A profitable customer is a person, household, or company that over time yields a revenue stream exceeding by an acceptable amount the company’s cost stream for attracting, selling, and serving that customer. Note the emphasis is on the lifetime stream of revenue and cost, not the profit from a particular transaction. Marketers can assess customer profitability individually, by market segment, or by channel.
Many companies measure customer satisfaction, but few measure individual customer profitability. Banks claim this is a difficult task, because each customer uses different banking services and the transactions are logged in different departments.
However, the number of unprofitable customers in their customer base has appalled banks that have succeeded in linking customer transactions. Some report losing money on over 45 percent of their retail customers.
A useful type of profitability analysis is shown in figure below:
Customers are arrayed along the columns and products along the rows. Each cell contains a symbol representing the profitability of selling that product to that customer. Customer 1 is very profitable; he buys two profit-making products (P1 and P2).
Customer 2 yields mixed profitability; he buys one profitable product (P1) and one unprofitable product (P3). Customer 3 is a losing customer because he buys one profitable product (P1) and two unprofitable products (P3 and P4).
What can the company do about customers 2 and 3? (1) It can raise the price of its less profitable
products or eliminate them, or (2) it can try to sell customers 2 and 3 its profit-making products.
Unprofitable customers who defect should not concern the company. In fact, the company should encourage them to switch to competitors.
Customer profitability analysis (CPA) is best conducted with the tools of an accounting technique called activity-based costing (ABC). ABC accounting tries to identify the real costs associated with serving each customer—the costs of products and services based on the resources they consume.
The company estimates all revenue coming from the customer, less all costs.
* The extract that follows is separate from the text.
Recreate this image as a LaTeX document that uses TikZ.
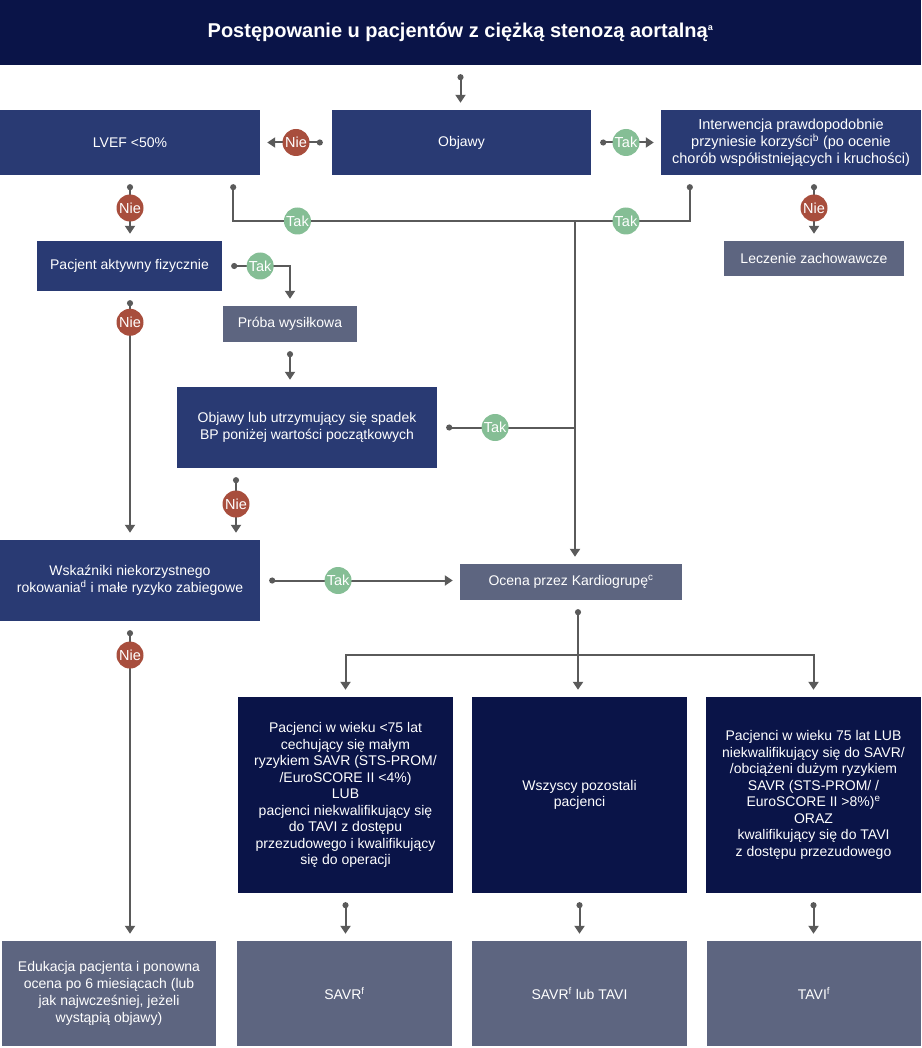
\documentclass[tikz,border=0pt]{standalone}
\usepackage{fontspec}
\setmainfont{Liberation Sans}
\usetikzlibrary{arrows.meta}

\definecolor{navy}{HTML}{0A1448}
\definecolor{boxblue}{HTML}{293A73}
\definecolor{boxgrey}{HTML}{5D6580}
\definecolor{niered}{HTML}{A84E3D}
\definecolor{takgreen}{HTML}{85BE95}
\definecolor{linegrey}{HTML}{5A5A5A}

\begin{document}
\begin{tikzpicture}[x=1pt,y=-1pt,
box/.style={fill=boxblue,text=white,font=\fontsize{14}{17}\selectfont,align=center,inner sep=0},
grey/.style={box,fill=boxgrey},
dark/.style={box,fill=navy,font=\fontsize{14}{16.5}\selectfont},
head/.style={fill=navy,text=white,font=\fontsize{20}{23}\selectfont\bfseries,inner sep=0},
link/.style={draw=linegrey,line width=2pt},
arr/.style={link,{Circle[length=6pt]}-{Triangle[length=8pt,width=10pt]},shorten <=9pt,shorten >=7pt},
tip/.style={link,-{Triangle[length=8pt,width=10pt]},shorten >=7pt},
dd/.style={link,{Circle[length=6pt]}-{Circle[length=6pt]},shorten <=9pt,shorten >=9pt},
ds/.style={link,{Circle[length=6pt]}-,shorten <=9pt},
nie/.style={circle,fill=niered,text=white,minimum size=27pt,inner sep=0,font=\fontsize{14.5}{14.5}\selectfont},
tak/.style={nie,fill=takgreen}]
	\useasboundingbox (0,0) rectangle (921,1048);
	\node[head,minimum width=921pt,minimum height=65pt] (title) at (460.5,32.5) {Postępowanie u pacjentów z ciężką stenozą aortalną\textsuperscript{\fontsize{9}{9}\selectfont a}};

	\node[box,minimum width=259pt,minimum height=65pt] (objawy) at (461.5,142.5) {Objawy};
	\node[box,minimum width=260pt,minimum height=65pt] (lvef) at (130,142.5) {LVEF <50\%};
	\node[box,minimum width=260pt,minimum height=65pt,font=\fontsize{14.5}{17}\selectfont] (interw) at (791,142.5) {Interwencja prawdopodobnie\\przyniesie korzyści\textsuperscript{b} (po ocenie\\chorób współistniejących i kruchości)};
	\node[grey,minimum width=180pt,minimum height=35pt] (leczenie) at (814,258.5) {Leczenie zachowawcze};
	\node[box,minimum width=185pt,minimum height=50pt] (aktywny) at (129.5,266) {Pacjent aktywny fizycznie};
	\node[grey,minimum width=134pt,minimum height=36pt] (proba) at (290,324) {Próba wysiłkowa};
	\node[box,minimum width=260pt,minimum height=81pt] (objbp) at (307,427.5) {Objawy lub utrzymujący się spadek\\BP poniżej wartości początkowych};
	\node[box,minimum width=260pt,minimum height=81pt] (wskazn) at (130,580.5) {Wskaźniki niekorzystnego\\rokowania\textsuperscript{d} i małe ryzyko zabiegowe};
	\node[grey,minimum width=222pt,minimum height=36pt] (ocena) at (571,582) {Ocena przez Kardiogrupę\textsuperscript{c}};

	\node[dark,minimum width=215pt,minimum height=196pt] (pac1) at (345.5,795) {Pacjenci w wieku <75 lat\\cechujący się małym\\ryzykiem SAVR (STS-PROM/\\/EuroSCORE II <4\%)\\LUB\\pacjenci niekwalifikujący się\\do TAVI z dostępu\\przezudowego i kwalifikujący\\się do operacji};
	\node[dark,minimum width=215pt,minimum height=196pt] (pac2) at (579.5,795) {Wszyscy pozostali\\pacjenci};
	\node[dark,minimum width=215pt,minimum height=196pt] (pac3) at (813.5,795) {Pacjenci w wieku 75 lat LUB\\niekwalifikujący się do SAVR/\\/obciążeni dużym ryzykiem\\SAVR (STS-PROM/ /\\EuroSCORE II >8\%)\textsuperscript{e}\\ORAZ\\kwalifikujący się do TAVI\\z dostępu przezudowego};

	\node[grey,minimum width=214pt,minimum height=105pt] (eduk) at (109,993.5) {Edukacja pacjenta i ponowna\\ocena po 6 miesiącach (lub\\jak najwcześniej, jeżeli\\wystąpią objawy)};
	\node[grey,minimum width=215pt,minimum height=105pt] (savr) at (344.5,993.5) {SAVR\textsuperscript{f}};
	\node[grey,minimum width=215pt,minimum height=105pt] (savrtavi) at (579.5,993.5) {SAVR\textsuperscript{f} lub TAVI};
	\node[grey,minimum width=214pt,minimum height=105pt] (tavi) at (814,993.5) {TAVI\textsuperscript{f}};

	\coordinate (junc) at (575,221);
	\coordinate (bus) at (578,655);

	% top row
	\draw[arr] (title.south) -- (title.south |- objawy.north);
	\draw[arr] (objawy.west) -- node[nie] (nie1) {Nie} (lvef.east);
	\draw[arr] (objawy.east) -- node[tak] (tak1) {Tak} (interw.west);
	\draw[arr] (lvef.south) -- node[nie] (nie2) {Nie} (lvef.south |- aktywny.north);
	\draw[arr] (leczenie.north |- interw.south) -- node[nie] (nie3) {Nie} (leczenie.north);
	\draw[dd] ([xshift=-27pt]lvef.south east) |- node[tak,pos=0.594] (tak2) {Tak} (junc) -| node[tak,pos=0.222] (tak3) {Tak} ([xshift=29pt]interw.south west);
	\draw[tip] (junc) -- (junc |- ocena.north);

	% left branch
	\draw[arr] (aktywny.east) -| node[tak,pos=0.28] (tak4) {Tak} (proba.north);
	\draw[arr] (proba.south) -- (proba.south |- objbp.north);
	\draw[ds] (objbp.east) -- node[tak,pos=0.42] (tak5) {Tak} (objbp.east -| junc);
	\draw[arr] ([xshift=-71pt]objbp.south) -- node[nie] (nie4) {Nie} ([xshift=-71pt]objbp.south |- wskazn.north);
	\draw[arr] (aktywny.south -| lvef.south) -- node[nie,pos=0.125] (nie5) {Nie} (lvef.south |- wskazn.north);
	\draw[arr] (wskazn.east) -- node[tak,pos=0.39] (tak6) {Tak} (wskazn.east -| ocena.west);
	\draw[arr] (wskazn.south) -- node[nie,pos=0.106] (nie6) {Nie} (wskazn.south |- eduk.north);

	% heart team
	\draw[ds] ([xshift=7pt]ocena.south) -- (bus);
	\draw[tip] (bus) -| (pac1.north);
	\draw[tip] (bus) -- (bus |- pac2.north);
	\draw[tip] (bus) -| (pac3.north);
	\foreach \a/\b in {pac1/savr,pac2/savrtavi,pac3/tavi}
		\draw[arr] (\a.south) -- (\a.south |- \b.north);
\end{tikzpicture}
\end{document}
With ABC, the costs should include the cost not only of making and distributing the products and services, but also of taking phone calls from the customer, traveling to visit the customer, paying for entertainment and gifts—all the company’s resources that go into serving that customer.
ABC also allocates indirect costs like clerical costs, office expenses, supplies, and so on, to the activities that use them, rather than in some proportion to direct costs. Both variable and overhead costs are tagged back to each customer.
Companies that fail to measure their costs correctly are also not measuring their profit correctly and are likely to misallocate their marketing effort. The key to effectively employing ABC is to define and judge “activities” properly. One time-based solution calculates the cost of one minute of overhead and then decides how much of this cost each activity uses.